Crystal Castles deliver righteous fury for troubling times at ACL

Long live the new Crystal Castles.

Edith Frances of Crystal Castles performs at the Austin City Limits Music Festival in Zilker Park on Friday October 6, 2017. JAY JANNER / AMERICAN-STATESMAN

2007’s coolest iPod band arrived on the Honda Stage Friday with a towering wall of live drum-spiked electronic music. Singer Edith Frances jumped, yelled, whispered lyrics, and dropped the mic just to force patrons into hearing a loud thud.

The Toronto band was in attack mode: During a week where nonstop headlines revealed men abusing power at the highest levels of entertainment, Frances’ breakneck performance was the blunt-force, push-back pop that the occasion demanded. With Auto-Tuned and fuzzed-out vocals, her singing washed over Zilker Park—a roaring conscience that brought weight to the beach ball-littered field.

As drummer Christopher Chartrand soloed, producer Ethan Kath filtered in gobs is static. The atonal electroclash was uncompromising and brutal. You couldn’t help but to watch the black-attired trio, with matching dark masks, thrashing amid their purple and green lights.

Chartrand’s onstage black T-shirt read “homeland security,” an ironic and winking message that shimmered through the fog machine. Wearing dog tags, black gloves with zippers, and combat boots, the green hair-sporting Frances turned out Crystal Castles’ catalog. Her propensity to sway from her microphone stand like a scarecrow in a dust storm showed her fearless approach—and that the band’s best day’s may be on the horizon.

The three-piece collective seemed done back in 2014 when former singer Alice Glass announced an abrupt breakup via Facebook. But not so fast: Frances stepped in to write and sing, and the goth-tinged band kept the needle moving on last year’s “Amnesty.”

Crystal Castles offered hypnotic and frenetic synthesizer lines that rumble your insides.

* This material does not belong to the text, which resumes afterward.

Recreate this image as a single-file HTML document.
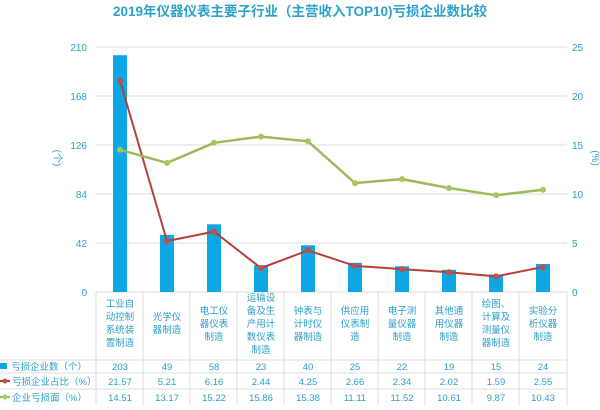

Frances made legacy songs like “Crimewave” and “Vanished” all her own. Even the students in basketball jerseys stared with bewildered respect.

Frances went almost the entire set without speaking to her audience, but turned the ending into an occasion to stage dive. The band abruptly left the stage at Stubb’s last year after two songs, and here finished the fight.